Right now, of course, that is not happening.  In fact, NESCAC is the most successful conference in terms of NCAA championship play, but how much pressure would presidents of NESCAC schools begin to feel from student-athletes, coaches, athletic directors, alumni, and others if our current success gave way to early tournament departures?  How tempting would it be to compromise on the current balance we prize and celebrate to win more?

Several questions to consider:

  • If NESCAC retains its own high standards for how it runs its athletic programs, should we really care about a larger D-III?
  • Would moving to a D-IV or sub-divisions within D-III affect the recruitment of student-athletes at schools like Middlebury? Many coaches believe it would. Should that matter?
  • Since NESCAC teams often beat many D-III schools that are larger with more lenient policies guiding athletics, is this proposal, in reality, designed to make the would-be D-IV athletic conferences more competitive?
  • Would stricter guidelines on our athletics program, which might come with a new D-IV, be a good thing?

It seems to me that striving for the best of both worlds should guide our position on this issue: that is, providing the best competition for our student-athletes while, at the same time, applying the necessary policies to ensure a healthy balance between our academic and athletic programs.  That would mean choosing to remain in D-III while retaining the most stringent guidelines to ensure the kind of overall education we seek for our students.

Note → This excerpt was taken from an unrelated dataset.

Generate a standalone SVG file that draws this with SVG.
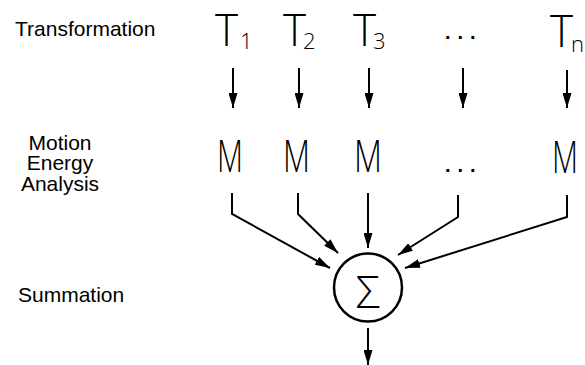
<svg xmlns="http://www.w3.org/2000/svg" width="585" height="365" viewBox="0 0 585 365">
  <defs>
    <marker id="arrow" markerUnits="userSpaceOnUse" markerWidth="15" markerHeight="9" refX="15" refY="4.5" orient="auto">
      <path d="M0,0 L15,4.5 L0,9 z" fill="#000"/>
    </marker>
    <style>
      .label { font-family: "Liberation Sans", Arial, sans-serif; font-size: 21px; fill: #000; }
      .big { font-family: "Open Sans", "DejaVu Sans", sans-serif; font-weight: 300; font-size: 44px; fill: #000; }
      .sub { font-size: 22px; }
      .dots { font-family: "Liberation Sans", Arial, sans-serif; font-weight: bold; font-size: 20px; letter-spacing: 7px; fill: #000; }
      .conn { fill: none; stroke: #000; stroke-width: 2; marker-end: url(#arrow); }
    </style>
  </defs>
  <rect width="585" height="365" fill="#fff"/>

  <g opacity="0.999">
  <!-- row labels -->
  <g id="row-labels">
    <text class="label" x="15" y="36">Transformation</text>
    <text class="label" x="60" y="150" text-anchor="middle" font-size="20">Motion</text>
    <text class="label" x="60" y="170" text-anchor="middle" font-size="20">Energy</text>
    <text class="label" x="60" y="191" text-anchor="middle" font-size="20">Analysis</text>
    <text class="label" x="18" y="302">Summation</text>
  </g>

  <!-- transformations -->
  <g id="t1"><text class="big" x="215" y="46">T<tspan class="sub" x="240" dy="3">1</tspan></text></g>
  <g id="t2"><text class="big" x="283" y="46">T<tspan class="sub" x="303" dy="3">2</tspan></text></g>
  <g id="t3"><text class="big" x="353" y="46">T<tspan class="sub" x="373" dy="3">3</tspan></text></g>
  <g id="t-dots"><text class="dots" x="445" y="39">...</text></g>
  <g id="tn"><text class="big" x="550" y="47">T<tspan class="sub" x="571" dy="5">n</tspan></text></g>

  <!-- motion energy units -->
  <g id="m1"><text class="big" x="217" y="172" textLength="26" lengthAdjust="spacingAndGlyphs">M</text></g>
  <g id="m2"><text class="big" x="283" y="172" textLength="27" lengthAdjust="spacingAndGlyphs">M</text></g>
  <g id="m3"><text class="big" x="354" y="172" textLength="28" lengthAdjust="spacingAndGlyphs">M</text></g>
  <g id="m-dots"><text class="dots" x="445" y="172">...</text></g>
  <g id="mn"><text class="big" x="552" y="173" textLength="26" lengthAdjust="spacingAndGlyphs">M</text></g>

  <!-- summation node -->
  <g id="sum">
    <circle cx="368" cy="287.5" r="34" fill="none" stroke="#000" stroke-width="2.5"/>
    <text class="big" x="368" y="308" text-anchor="middle" font-size="57">Σ</text>
  </g>

  <!-- connectors -->
  <g id="connectors">
    <path class="conn" d="M233,68 V108"/>
    <path class="conn" d="M299,68 V108"/>
    <path class="conn" d="M369,68 V108"/>
    <path class="conn" d="M463,68 V108"/>
    <path class="conn" d="M567,70 V108"/>
    <path class="conn" d="M232,193 V214 L330,268"/>
    <path class="conn" d="M298,193 V214 L338,253"/>
    <path class="conn" d="M368,193 V248"/>
    <path class="conn" d="M458,195 V217 L398,255"/>
    <path class="conn" d="M567,195 V217 L405,268"/>
    <path class="conn" d="M368,328 V365"/>
  </g>
  </g>
</svg>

I am interested to hear your views on this topic.  In the coming months, I plan to hold discussions with our coaches, varsity athletes, and our Athletic Policy Committee to gain multiple perspectives on this issue.  In the meantime, please send along your views.

And by the way, congratulations to our men’s soccer team—recent winners of the NCAA D-III national championship over a remarkable (and undefeated) Trinity University team.  Special congratulations to long-time Panther coach, Dave Saward, who, along with so many Middlebury coaches, represents the best of D-III athletics.